Abstract: Worldwide, Zircaloy-4 (Zr-1.5%Sn-0.2%Fe-0.1%Cr) is a popular material of choice for the containment of nuclear fuel and other structural components within commercial Pressurised Water Reactors (PWRs). However, waterside corrosion of these cladding materials results in the creation of an oxide layer on the surface of the metal, which degrades these containment vessels over time.

Using dual-range electron energy loss spectroscopy (DualEELS) on a GIF Quantum mounted on our JEOL ARM200F scanning transmission electron microscope, we have studied the evolution of the corrosion of Zircaloy-4 with time under simulated PWR conditions, using FIB preparation of cross sections through the oxide scale. This allowed us to simultaneously study changes in chemical composition and dielectric function of the material at the oxide scale – metal interface with nanometre resolution.  This has allowed the correlation of the appearance of different distinct phases with the zirconium-oxygen ratio.

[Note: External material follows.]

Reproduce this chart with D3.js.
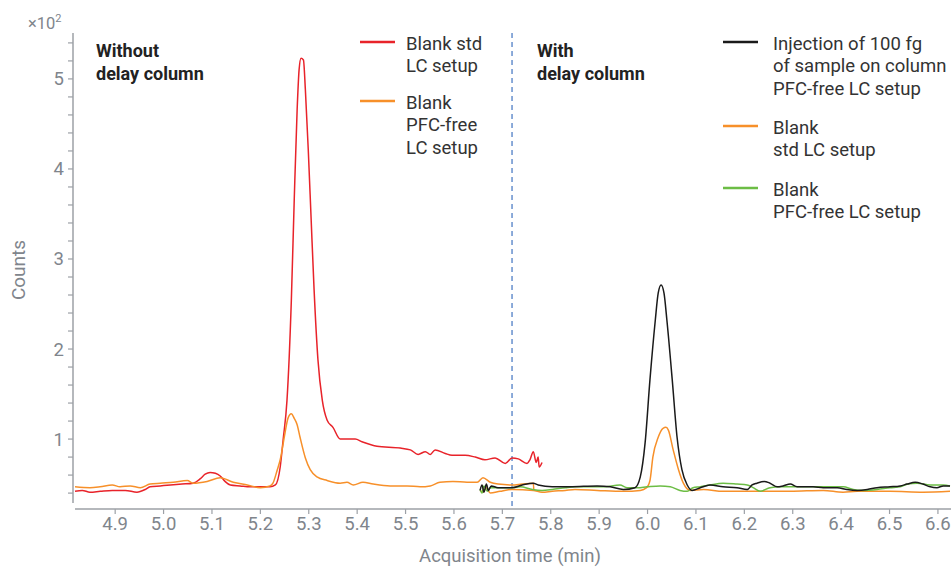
<!DOCTYPE html>
<html><head><meta charset="utf-8">
<script src="https://cdn.jsdelivr.net/npm/d3@7/dist/d3.min.js"></script>
<style>body{margin:0;background:#fff}svg{display:block;font-family:Roboto,"Noto Sans",sans-serif}</style>
</head><body><svg id="c" width="951" height="567"></svg>
<script>
// time (min) and counts (x10^2)
const redT=[4.817,4.832,4.848,4.869,4.894,4.921,4.945,4.962,4.972,4.993,5.014,5.038,5.061,5.076,5.086,5.096,5.107,5.117,5.127,5.138,5.158,5.179,5.200,5.220,5.231,5.241,5.247,5.255,5.264,5.270,5.276,5.280,5.284,5.289,5.293,5.299,5.305,5.311,5.319,5.328,5.338,5.350,5.365,5.396,5.410,5.441,5.489,5.510,5.526,5.541,5.551,5.561,5.582,5.596,5.623,5.644,5.664,5.685,5.706,5.720,5.733,5.751,5.757,5.764,5.770,5.774,5.776,5.782];
const redV=[0.42,0.43,0.41,0.42,0.43,0.43,0.41,0.44,0.47,0.48,0.49,0.50,0.51,0.56,0.61,0.63,0.62,0.59,0.53,0.49,0.48,0.47,0.47,0.47,0.49,0.69,0.99,1.43,2.54,3.66,4.66,5.10,5.23,5.21,4.88,4.21,3.43,2.66,1.88,1.43,1.21,1.13,1.00,1.00,0.97,0.92,0.90,0.88,0.83,0.86,0.83,0.88,0.84,0.82,0.82,0.80,0.77,0.79,0.73,0.79,0.78,0.73,0.77,0.86,0.74,0.80,0.69,0.74];
const orangeLT=[4.817,4.848,4.869,4.894,4.910,4.931,4.952,4.972,4.993,5.020,5.049,5.061,5.090,5.117,5.144,5.173,5.200,5.220,5.226,5.235,5.241,5.251,5.257,5.264,5.270,5.276,5.282,5.293,5.303,5.317,5.338,5.365,5.379,5.392,5.412,5.433,5.468,5.503,5.530,5.551,5.571,5.598,5.627,5.648,5.660,5.675,5.691,5.720,5.741,5.764,5.765];
const orangeLV=[0.47,0.46,0.47,0.49,0.47,0.48,0.46,0.50,0.51,0.52,0.54,0.51,0.53,0.57,0.52,0.49,0.46,0.48,0.51,0.66,0.77,1.07,1.23,1.28,1.23,1.16,1.02,0.79,0.66,0.58,0.54,0.51,0.52,0.49,0.52,0.50,0.48,0.48,0.47,0.48,0.52,0.53,0.52,0.52,0.57,0.52,0.50,0.49,0.50,0.51,0.43];
const blackT=[5.654,5.658,5.662,5.667,5.671,5.677,5.691,5.720,5.741,5.764,5.774,5.803,5.840,5.896,5.923,5.950,5.974,5.985,5.995,6.005,6.016,6.022,6.028,6.034,6.040,6.051,6.061,6.071,6.082,6.092,6.109,6.129,6.156,6.185,6.206,6.216,6.226,6.241,6.253,6.268,6.280,6.295,6.309,6.321,6.342,6.363,6.392,6.412,6.433,6.454,6.474,6.501,6.522,6.536,6.553,6.569,6.584,6.598,6.611,6.625];
const blackV=[0.43,0.49,0.41,0.50,0.43,0.48,0.46,0.46,0.49,0.51,0.49,0.47,0.47,0.48,0.47,0.44,0.46,0.58,0.96,1.66,2.32,2.62,2.71,2.62,2.32,1.66,1.02,0.66,0.49,0.43,0.46,0.49,0.47,0.46,0.44,0.49,0.51,0.53,0.51,0.47,0.48,0.50,0.47,0.47,0.47,0.46,0.46,0.44,0.43,0.44,0.46,0.47,0.48,0.50,0.52,0.50,0.47,0.46,0.48,0.48];
const orangeRT=[5.654,5.660,5.667,5.675,5.695,5.720,5.764,5.782,5.803,5.830,5.850,5.896,5.950,5.985,5.998,6.005,6.011,6.022,6.032,6.038,6.043,6.053,6.064,6.074,6.088,6.116,6.156,6.226,6.295,6.363,6.404,6.433,6.501,6.569,6.625];
const orangeRV=[0.43,0.41,0.46,0.40,0.42,0.44,0.43,0.41,0.42,0.43,0.44,0.43,0.42,0.43,0.46,0.54,0.80,1.02,1.12,1.13,1.10,0.88,0.66,0.51,0.43,0.44,0.42,0.42,0.42,0.43,0.41,0.42,0.42,0.41,0.42];
const greenT=[5.654,5.658,5.662,5.669,5.675,5.691,5.720,5.737,5.762,5.782,5.803,5.830,5.850,5.908,5.943,5.958,5.979,5.999,6.026,6.047,6.067,6.082,6.094,6.109,6.129,6.156,6.185,6.206,6.218,6.233,6.253,6.274,6.315,6.350,6.383,6.404,6.425,6.445,6.474,6.501,6.522,6.538,6.557,6.584,6.611,6.625];
const greenV=[0.44,0.40,0.48,0.42,0.46,0.46,0.46,0.47,0.44,0.43,0.44,0.46,0.47,0.47,0.49,0.46,0.46,0.47,0.48,0.47,0.43,0.42,0.46,0.47,0.49,0.51,0.50,0.49,0.46,0.42,0.46,0.47,0.47,0.47,0.47,0.47,0.44,0.43,0.44,0.46,0.47,0.50,0.51,0.49,0.49,0.48];
const xTicks=[4.9,5.0,5.1,5.2,5.3,5.4,5.5,5.6,5.7,5.8,5.9,6.0,6.1,6.2,6.3,6.4,6.5,6.6];
const yMajor=[1,2,3,4,5];
const yMinor=[0.4,0.6,0.8,1.0,1.2,1.4,1.6,1.8,2.0,2.2,2.4,2.6,2.8,3.0,3.2,3.4,3.6,3.8,4.0,4.2,4.4,4.6,4.8,5.0,5.2,5.4];
const dividerT=5.72;
const legendLeft=[{name:["Blank std","LC setup"],color:"#e8232a"},{name:["Blank","PFC-free","LC setup"],color:"#f7902a"}];
const legendRight=[{name:["Injection of 100 fg","of sample on column","PFC-free LC setup"],color:"#1a1a1a"},{name:["Blank","std LC setup"],color:"#f7902a"},{name:["Blank","PFC-free LC setup"],color:"#6cbd45"}];
const series=[
 {t:redT,v:redV,color:"#e8232a"},
 {t:orangeLT,v:orangeLV,color:"#f7902a"},
 {t:orangeRT,v:orangeRV,color:"#f7902a"},
 {t:greenT,v:greenV,color:"#6cbd45"},
 {t:blackT,v:blackV,color:"#1a1a1a"}
];

const svg=d3.select("#c");
const x=d3.scaleLinear().domain([4.817,6.627]).range([75,951]);
const y=d3.scaleLinear().domain([0.29,5.51]).range([503,33]);
const axisCol="#9ca0a6", txtCol="#80858c";

// y axis
const ya=svg.append("g").attr("transform","translate(73,0)");
ya.append("line").attr("x1",0).attr("x2",0).attr("y1",y(5.51)).attr("y2",y(0.29)).attr("stroke",axisCol).attr("stroke-width",1.5);
ya.selectAll("line.mt").data(yMinor).join("line").attr("class","mt").attr("x1",-5).attr("x2",0).attr("y1",d=>y(d)).attr("y2",d=>y(d)).attr("stroke",axisCol).attr("stroke-width",1.2);
ya.selectAll("text").data(yMajor).join("text").attr("x",-9).attr("y",d=>y(d)+6.5).attr("text-anchor","end").attr("font-size",18.5).attr("fill",txtCol).text(d=>d);

// x axis
const xa=svg.append("g").attr("transform","translate(0,509)");
xa.append("line").attr("x1",75).attr("x2",951).attr("stroke",axisCol).attr("stroke-width",1.5);
xa.selectAll("line.t").data(xTicks).join("line").attr("class","t").attr("x1",d=>x(d)).attr("x2",d=>x(d)).attr("y1",0).attr("y2",5).attr("stroke",axisCol).attr("stroke-width",1.2);
xa.selectAll("text").data(xTicks).join("text").attr("x",d=>x(d)).attr("y",21).attr("text-anchor","middle").attr("font-size",18.5).attr("fill",txtCol).text(d=>d.toFixed(1));

svg.append("text").attr("x",510).attr("y",562).attr("text-anchor","middle").attr("font-size",18.5).attr("fill",txtCol).text("Acquisition time (min)");
svg.append("text").attr("transform","translate(25,270) rotate(-90)").attr("text-anchor","middle").attr("font-size",19).attr("fill",txtCol).text("Counts");
const ex=svg.append("text").attr("x",28).attr("y",29).attr("font-size",16.5).attr("fill",txtCol);
ex.append("tspan").text("×10");
ex.append("tspan").attr("dy",-7).attr("font-size",11).text("2");

// divider
svg.append("line").attr("x1",x(dividerT)).attr("x2",x(dividerT)).attr("y1",33).attr("y2",509).attr("stroke","#4f7fc6").attr("stroke-width",1.3).attr("stroke-dasharray","5,4");

// lines
const line=d3.line().x(d=>x(d[0])).y(d=>y(d[1])).curve(d3.curveMonotoneX);
series.forEach(s=>{
  svg.append("path").attr("d",line(s.t.map((t,i)=>[t,s.v[i]]))).attr("fill","none").attr("stroke",s.color).attr("stroke-width",1.5).attr("stroke-linejoin","round");
});

// annotations
function block(x0,y0,lines,opts){
  const t=svg.append("text").attr("x",x0).attr("y",y0).attr("font-size",opts.size||18.5).attr("fill",opts.fill).attr("font-weight",opts.weight||400);
  lines.forEach((l,i)=>t.append("tspan").attr("x",x0).attr("y",y0+i*22.8).text(l));
}
block(96,57,["Without","delay column"],{fill:"#222",weight:700,size:18});
block(537,57,["With","delay column"],{fill:"#222",weight:700,size:18});

const leftY=[42,101], rightY=[42,126,188];
legendLeft.forEach((l,i)=>{
  svg.append("line").attr("x1",360).attr("x2",395).attr("y1",leftY[i]).attr("y2",leftY[i]).attr("stroke",l.color).attr("stroke-width",2.5);
  block(406,leftY[i]+7.5,l.name,{fill:"#333"});
});
legendRight.forEach((l,i)=>{
  svg.append("line").attr("x1",723).attr("x2",758).attr("y1",rightY[i]).attr("y2",rightY[i]).attr("stroke",l.color).attr("stroke-width",2.5);
  block(773,rightY[i]+7.5,l.name,{fill:"#333"});
});
</script></body></html>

Furthermore, the corrosion and incorporation of Secondary Phase Particles (SPPs) in to this oxide layer in Zircaloy-4 material has been investigated. In particular, we have focused on mapping the corrosion of Zr2Fe and Zr(Cr,Fe)2 precipitates during the oxidation process, depicting their morphology as the oxidation front advances through the material.

This nanoanalytical approach reveals the true complexity of the oxidation of Zircaloy-4 – an understanding of which will be necessary for the development of sophisticated models of their influence on oxidation behaviour.